Main Results: Fine-Grained Image Classification

Dataset Baseline + feat. traj. + feat. traj. & SEQ (Ours) Prev. SOTA
Stanford Cars 94.7 95.6 96.1 95.4 (MPSA)
Stanford Dogs 93.5 96.0 96.3 95.4 (MPSA)
Flowers-102 97.6 98.4 98.4 97.9 (SR-GNN)
SoyAging (ultra-fine-grained) 79.6 79.8 80.0 79.0 (CLE-ViT)

Main Results: Video Anomaly Detection (MSAD)

Method AUC AP
RTFM (I3D) 86.6 68.4
UR-DMU 85.0 68.3
EGO 87.3 64.4
Baseline (FC) 86.7 72.2
+ feat. traj. 92.1 77.3
+ feat. traj. & SEQ (Ours) 93.5 78.9

Ablation Study

Configuration Cars Acc Dogs Acc Flowers Acc
Full model (SEQ + all losses) 96.1 96.3 98.4
w/o \(\mathcal{L}_{\text{align}}\) 95.6 96.0 98.4
w/o \(\mathcal{L}_{\text{smooth}}\) 95.8 96.1 98.3
w/o SEQ (temporal augmentation only) 95.6 96.0 98.4

Key Findings

  • Temporally augmented sequences (feat. traj.) alone yield significant improvements, particularly on video anomaly detection where AUC rises from 86.7 to 92.1.
  • SEQ contributes more substantially on datasets with rich intra-class variation, such as Cars and Dogs.
  • On video anomaly detection, frozen features combined with temporal augmentation substantially outperform complex architectures such as I3D (92.1 vs. 86.6 AUC).
  • The hyperparameters \(\alpha\), \(\beta\), and \(\gamma\) are relatively robust; the support set size \(N\) performs best in the range of 3–5.

Highlights & Insights

  • Temporal capability via loss design alone: Without modifying any architecture, the framework endows feed-forward classifiers with temporal reasoning purely through training strategy—a lightweight and generalizable approach that can serve as a plug-and-play module.
  • Soft DTW alignment in prediction space: Unlike conventional prototype matching in feature space, this work constructs temporal prototypes in the softmax output space and performs DTW alignment therein, capturing the temporal evolution of prediction patterns.
  • Bridge from static to temporal: Virtual temporal sequences are constructed via linear interpolation of augmentation parameters, enabling the training of temporally aware models without requiring real video data.

Limitations & Future Work

  • The linear interpolation assumption for temporal augmentation is relatively strong; real-world temporal variations are often nonlinear.
  • SEQ yields only marginal gains on ultra-fine-grained data (SoyAging: 79.8→80.0), suggesting that temporal prototypes offer limited discriminability when inter-class differences are minimal.
  • The method is validated only with FC classifiers; whether gains persist with more complex classification heads (e.g., MLPs) remains unexplored.
  • The alignment loss depends on the soft-DTW parameter \(\gamma\); although the paper reports robustness, cross-task tuning may still be necessary.
  • vs.
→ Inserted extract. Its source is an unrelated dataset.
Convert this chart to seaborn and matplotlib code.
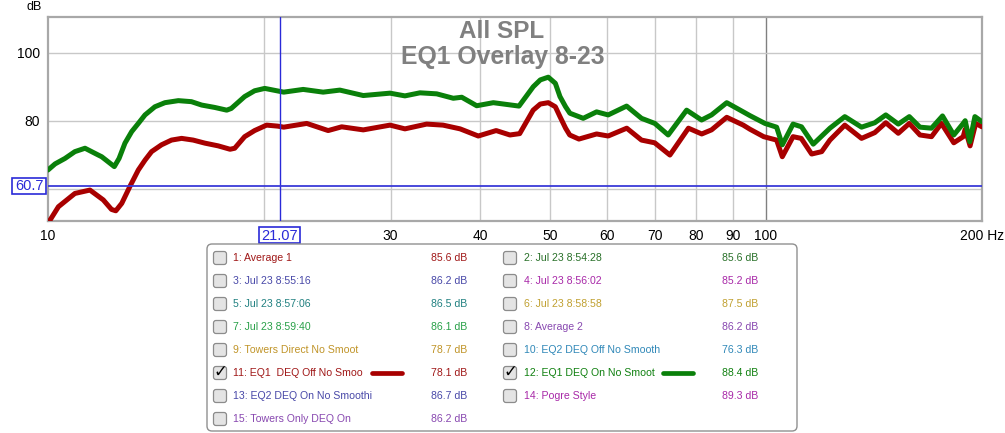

Prototypical Networks: Prototypical Networks perform distance comparisons in embedding space, whereas this work aligns temporal prototypes in prediction space—lower-dimensional yet capturing temporal dynamics.
  • vs. Few-shot temporal methods: Conventional approaches require temporal encoders; this work demonstrates that loss design alone suffices, yielding a simpler architecture.

Rating

  • Novelty: ⭐⭐⭐⭐ The idea of injecting temporal reasoning purely via loss design is novel, though individual components (soft DTW, episodic learning) are established techniques.
  • Experimental Thoroughness: ⭐⭐⭐⭐ Covers two distinct domains—fine-grained classification and video anomaly detection—with thorough ablation studies.
  • Writing Quality: ⭐⭐⭐⭐ Logically clear with rigorous mathematical derivations.
  • Value: ⭐⭐⭐⭐ A lightweight, general-purpose plug-and-play solution with high practical applicability.